Input
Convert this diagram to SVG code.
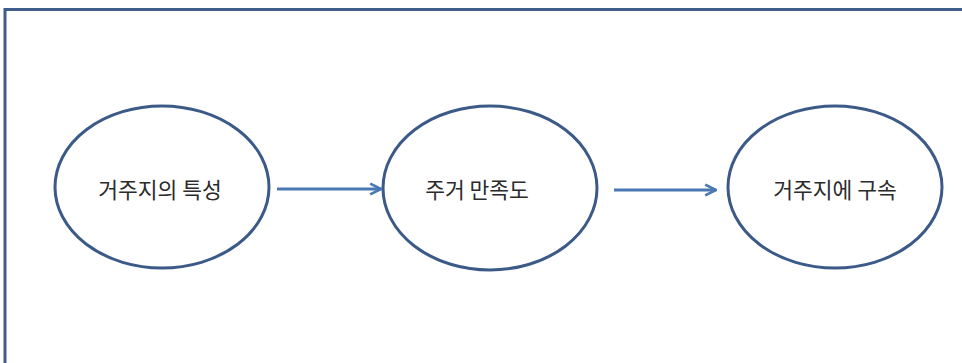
<svg xmlns="http://www.w3.org/2000/svg" width="962" height="363" viewBox="0 0 962 363">
<style>
.node ellipse{fill:#fff;stroke:#3b5a88;stroke-width:3}
.node text{font-family:"Noto Sans CJK KR","Noto Sans",sans-serif;font-size:21.5px;fill:#2b2b2b;text-anchor:middle}
.conn line{stroke:#4a78b2;stroke-width:3}
</style>
<defs>
<marker id="arr" viewBox="0 0 10 10" refX="9" refY="5" markerWidth="4.5" markerHeight="4.5" orient="auto" markerUnits="strokeWidth">
<path d="M1,1 L9,5 L1,9" fill="none" stroke="#4a78b2" stroke-width="2"/>
</marker>
</defs>
<rect x="0" y="0" width="962" height="363" fill="#fff"/>
<rect x="5" y="9.5" width="980" height="380" fill="none" stroke="#3f5d8c" stroke-width="3"/>
<g id="n1" class="node">
<ellipse cx="162" cy="187" rx="107" ry="81"/>
<text x="160" y="198">거주지의 특성</text>
</g>
<g id="n2" class="node">
<ellipse cx="490" cy="188" rx="107" ry="82"/>
<text x="477" y="198">주거 만족도</text>
</g>
<g id="n3" class="node">
<ellipse cx="835" cy="187" rx="107" ry="81"/>
<text x="835" y="198">거주지에 구속</text>
</g>
<g id="connectors" class="conn">
<line x1="277" y1="189" x2="381" y2="189" marker-end="url(#arr)"/>
<line x1="614" y1="190" x2="716" y2="190" marker-end="url(#arr)"/>
</g>
</svg>
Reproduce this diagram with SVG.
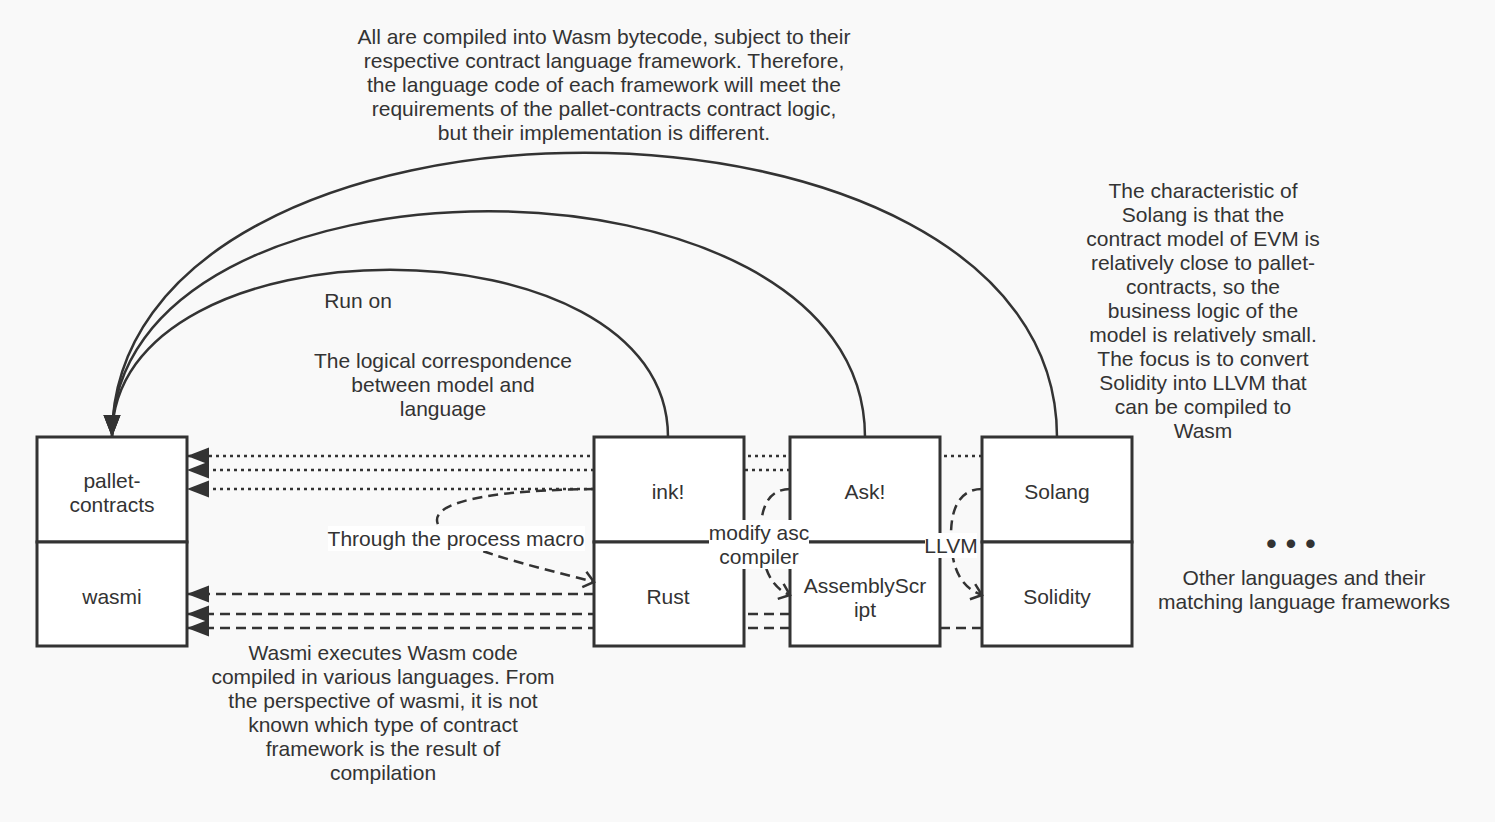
<svg xmlns="http://www.w3.org/2000/svg" width="1495" height="822" viewBox="0 0 1495 822">
<defs>
<style>
text{font-family:"Liberation Sans",Arial,sans-serif;font-size:21px;fill:#333;text-anchor:middle;dominant-baseline:central}
.box{fill:#fff;stroke:#333;stroke-width:3}
.ln{fill:none;stroke:#333;stroke-width:2.5}
.dot{stroke-dasharray:3 4}
.dash{stroke-dasharray:10 6}
.bg{fill:#fff}
</style>
<marker id="fa" markerUnits="userSpaceOnUse" markerWidth="24" markerHeight="20" refX="22" refY="9" orient="auto" viewBox="0 0 24 20">
<path d="M0,0.5 L22,9 L0,17.5 Z" fill="#333"/>
</marker>
<marker id="oa" markerUnits="userSpaceOnUse" markerWidth="16" markerHeight="20" refX="12" refY="10" orient="auto" viewBox="0 0 16 20">
<path d="M2,2 L12,10 L2,18" fill="none" stroke="#333" stroke-width="2.5"/>
</marker>
</defs>
<rect width="1495" height="822" fill="#f9f9f9"/>
<g id="connectors">
<path class="ln" d="M668,437 C668,214 112,214 112,437" marker-end="url(#fa)"/>
<path class="ln" d="M865,437 C865,136 112,136 112,437" marker-end="url(#fa)"/>
<path class="ln" d="M1057,437 C1057,58 112,58 112,437" marker-end="url(#fa)"/>
<path class="ln dot" d="M982,456 L187,456" marker-end="url(#fa)"/>
<path class="ln dot" d="M790,470 L187,470" marker-end="url(#fa)"/>
<path class="ln dot" d="M594,489 L187,489" marker-end="url(#fa)"/>
<path class="ln dash" d="M594,594 L187,594" marker-end="url(#fa)"/>
<path class="ln dash" d="M790,614 L187,614" marker-end="url(#fa)"/>
<path class="ln dash" d="M982,628 L187,628" marker-end="url(#fa)"/>
</g>
<g id="pallet"><rect class="box" x="37" y="437" width="150" height="105"/><text x="112" y="480">pallet-</text><text x="112" y="504">contracts</text></g>
<g id="wasmi"><rect class="box" x="37" y="542" width="150" height="104"/><text x="112" y="596">wasmi</text></g>
<g id="ink"><rect class="box" x="594" y="437" width="150" height="105"/><text x="668" y="491">ink!</text></g>
<g id="rust"><rect class="box" x="594" y="542" width="150" height="104"/><text x="668" y="596">Rust</text></g>
<g id="ask"><rect class="box" x="790" y="437" width="150" height="105"/><text x="865" y="491">Ask!</text></g>
<g id="assemblyscript"><rect class="box" x="790" y="542" width="150" height="104"/><text x="865" y="585">AssemblyScr</text><text x="865" y="609">ipt</text></g>
<g id="solang"><rect class="box" x="982" y="437" width="150" height="105"/><text x="1057" y="491">Solang</text></g>
<g id="solidity"><rect class="box" x="982" y="542" width="150" height="104"/><text x="1057" y="596">Solidity</text></g>
<g id="inner-connectors">
<path class="ln dash" d="M594,489 C500,490 437,500 437,520 C437,545 530,565 594,582" marker-end="url(#oa)"/>
<path class="ln dash" d="M790,489 C770,489 760,505 761,535 C762,570 772,588 790,595" marker-end="url(#oa)"/>
<path class="ln dash" d="M982,489 C962,489 951,505 951,535 C951,570 962,588 982,595" marker-end="url(#oa)"/>
<rect class="bg" x="328" y="526" width="257" height="25"/>
<text x="456" y="538">Through the process macro</text>
<rect class="bg" x="709" y="520" width="100" height="49"/>
<text x="759" y="532">modify asc</text>
<text x="759" y="556">compiler</text>
<rect class="bg" x="925" y="533" width="52" height="25"/>
<text x="951" y="545">LLVM</text>
</g>
<g id="notes">
<text x="604" y="36">All are compiled into Wasm bytecode, subject to their</text>
<text x="604" y="60">respective contract language framework. Therefore,</text>
<text x="604" y="84">the language code of each framework will meet the</text>
<text x="604" y="108">requirements of the pallet-contracts contract logic,</text>
<text x="604" y="132">but their implementation is different.</text>
<text x="358" y="300">Run on</text>
<text x="443" y="360">The logical correspondence</text>
<text x="443" y="384">between model and</text>
<text x="443" y="408">language</text>
<text x="1203" y="190">The characteristic of</text>
<text x="1203" y="214">Solang is that the</text>
<text x="1203" y="238">contract model of EVM is</text>
<text x="1203" y="262">relatively close to pallet-</text>
<text x="1203" y="286">contracts, so the</text>
<text x="1203" y="310">business logic of the</text>
<text x="1203" y="334">model is relatively small.</text>
<text x="1203" y="358">The focus is to convert</text>
<text x="1203" y="382">Solidity into LLVM that</text>
<text x="1203" y="406">can be compiled to</text>
<text x="1203" y="430">Wasm</text>
<text x="1291" y="543" style="font-size:31px">• • •</text>
<text x="1304" y="577">Other languages and their</text>
<text x="1304" y="601">matching language frameworks</text>
<text x="383" y="652">Wasmi executes Wasm code</text>
<text x="383" y="676">compiled in various languages. From</text>
<text x="383" y="700">the perspective of wasmi, it is not</text>
<text x="383" y="724">known which type of contract</text>
<text x="383" y="748">framework is the result of</text>
<text x="383" y="772">compilation</text>
</g>
</svg>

Problem
Except for the pictures, copy the material above exactly.

Task solution
Convert this diagram to SVG code.
<svg xmlns="http://www.w3.org/2000/svg" width="962" height="363" viewBox="0 0 962 363">
<style>
.node ellipse{fill:#fff;stroke:#3b5a88;stroke-width:3}
.node text{font-family:"Noto Sans CJK KR","Noto Sans",sans-serif;font-size:21.5px;fill:#2b2b2b;text-anchor:middle}
.conn line{stroke:#4a78b2;stroke-width:3}
</style>
<defs>
<marker id="arr" viewBox="0 0 10 10" refX="9" refY="5" markerWidth="4.5" markerHeight="4.5" orient="auto" markerUnits="strokeWidth">
<path d="M1,1 L9,5 L1,9" fill="none" stroke="#4a78b2" stroke-width="2"/>
</marker>
</defs>
<rect x="0" y="0" width="962" height="363" fill="#fff"/>
<rect x="5" y="9.5" width="980" height="380" fill="none" stroke="#3f5d8c" stroke-width="3"/>
<g id="n1" class="node">
<ellipse cx="162" cy="187" rx="107" ry="81"/>
<text x="160" y="198">거주지의 특성</text>
</g>
<g id="n2" class="node">
<ellipse cx="490" cy="188" rx="107" ry="82"/>
<text x="477" y="198">주거 만족도</text>
</g>
<g id="n3" class="node">
<ellipse cx="835" cy="187" rx="107" ry="81"/>
<text x="835" y="198">거주지에 구속</text>
</g>
<g id="connectors" class="conn">
<line x1="277" y1="189" x2="381" y2="189" marker-end="url(#arr)"/>
<line x1="614" y1="190" x2="716" y2="190" marker-end="url(#arr)"/>
</g>
</svg>
Reproduce this diagram with SVG.
<svg xmlns="http://www.w3.org/2000/svg" width="1495" height="822" viewBox="0 0 1495 822">
<defs>
<style>
text{font-family:"Liberation Sans",Arial,sans-serif;font-size:21px;fill:#333;text-anchor:middle;dominant-baseline:central}
.box{fill:#fff;stroke:#333;stroke-width:3}
.ln{fill:none;stroke:#333;stroke-width:2.5}
.dot{stroke-dasharray:3 4}
.dash{stroke-dasharray:10 6}
.bg{fill:#fff}
</style>
<marker id="fa" markerUnits="userSpaceOnUse" markerWidth="24" markerHeight="20" refX="22" refY="9" orient="auto" viewBox="0 0 24 20">
<path d="M0,0.5 L22,9 L0,17.5 Z" fill="#333"/>
</marker>
<marker id="oa" markerUnits="userSpaceOnUse" markerWidth="16" markerHeight="20" refX="12" refY="10" orient="auto" viewBox="0 0 16 20">
<path d="M2,2 L12,10 L2,18" fill="none" stroke="#333" stroke-width="2.5"/>
</marker>
</defs>
<rect width="1495" height="822" fill="#f9f9f9"/>
<g id="connectors">
<path class="ln" d="M668,437 C668,214 112,214 112,437" marker-end="url(#fa)"/>
<path class="ln" d="M865,437 C865,136 112,136 112,437" marker-end="url(#fa)"/>
<path class="ln" d="M1057,437 C1057,58 112,58 112,437" marker-end="url(#fa)"/>
<path class="ln dot" d="M982,456 L187,456" marker-end="url(#fa)"/>
<path class="ln dot" d="M790,470 L187,470" marker-end="url(#fa)"/>
<path class="ln dot" d="M594,489 L187,489" marker-end="url(#fa)"/>
<path class="ln dash" d="M594,594 L187,594" marker-end="url(#fa)"/>
<path class="ln dash" d="M790,614 L187,614" marker-end="url(#fa)"/>
<path class="ln dash" d="M982,628 L187,628" marker-end="url(#fa)"/>
</g>
<g id="pallet"><rect class="box" x="37" y="437" width="150" height="105"/><text x="112" y="480">pallet-</text><text x="112" y="504">contracts</text></g>
<g id="wasmi"><rect class="box" x="37" y="542" width="150" height="104"/><text x="112" y="596">wasmi</text></g>
<g id="ink"><rect class="box" x="594" y="437" width="150" height="105"/><text x="668" y="491">ink!</text></g>
<g id="rust"><rect class="box" x="594" y="542" width="150" height="104"/><text x="668" y="596">Rust</text></g>
<g id="ask"><rect class="box" x="790" y="437" width="150" height="105"/><text x="865" y="491">Ask!</text></g>
<g id="assemblyscript"><rect class="box" x="790" y="542" width="150" height="104"/><text x="865" y="585">AssemblyScr</text><text x="865" y="609">ipt</text></g>
<g id="solang"><rect class="box" x="982" y="437" width="150" height="105"/><text x="1057" y="491">Solang</text></g>
<g id="solidity"><rect class="box" x="982" y="542" width="150" height="104"/><text x="1057" y="596">Solidity</text></g>
<g id="inner-connectors">
<path class="ln dash" d="M594,489 C500,490 437,500 437,520 C437,545 530,565 594,582" marker-end="url(#oa)"/>
<path class="ln dash" d="M790,489 C770,489 760,505 761,535 C762,570 772,588 790,595" marker-end="url(#oa)"/>
<path class="ln dash" d="M982,489 C962,489 951,505 951,535 C951,570 962,588 982,595" marker-end="url(#oa)"/>
<rect class="bg" x="328" y="526" width="257" height="25"/>
<text x="456" y="538">Through the process macro</text>
<rect class="bg" x="709" y="520" width="100" height="49"/>
<text x="759" y="532">modify asc</text>
<text x="759" y="556">compiler</text>
<rect class="bg" x="925" y="533" width="52" height="25"/>
<text x="951" y="545">LLVM</text>
</g>
<g id="notes">
<text x="604" y="36">All are compiled into Wasm bytecode, subject to their</text>
<text x="604" y="60">respective contract language framework. Therefore,</text>
<text x="604" y="84">the language code of each framework will meet the</text>
<text x="604" y="108">requirements of the pallet-contracts contract logic,</text>
<text x="604" y="132">but their implementation is different.</text>
<text x="358" y="300">Run on</text>
<text x="443" y="360">The logical correspondence</text>
<text x="443" y="384">between model and</text>
<text x="443" y="408">language</text>
<text x="1203" y="190">The characteristic of</text>
<text x="1203" y="214">Solang is that the</text>
<text x="1203" y="238">contract model of EVM is</text>
<text x="1203" y="262">relatively close to pallet-</text>
<text x="1203" y="286">contracts, so the</text>
<text x="1203" y="310">business logic of the</text>
<text x="1203" y="334">model is relatively small.</text>
<text x="1203" y="358">The focus is to convert</text>
<text x="1203" y="382">Solidity into LLVM that</text>
<text x="1203" y="406">can be compiled to</text>
<text x="1203" y="430">Wasm</text>
<text x="1291" y="543" style="font-size:31px">• • •</text>
<text x="1304" y="577">Other languages and their</text>
<text x="1304" y="601">matching language frameworks</text>
<text x="383" y="652">Wasmi executes Wasm code</text>
<text x="383" y="676">compiled in various languages. From</text>
<text x="383" y="700">the perspective of wasmi, it is not</text>
<text x="383" y="724">known which type of contract</text>
<text x="383" y="748">framework is the result of</text>
<text x="383" y="772">compilation</text>
</g>
</svg>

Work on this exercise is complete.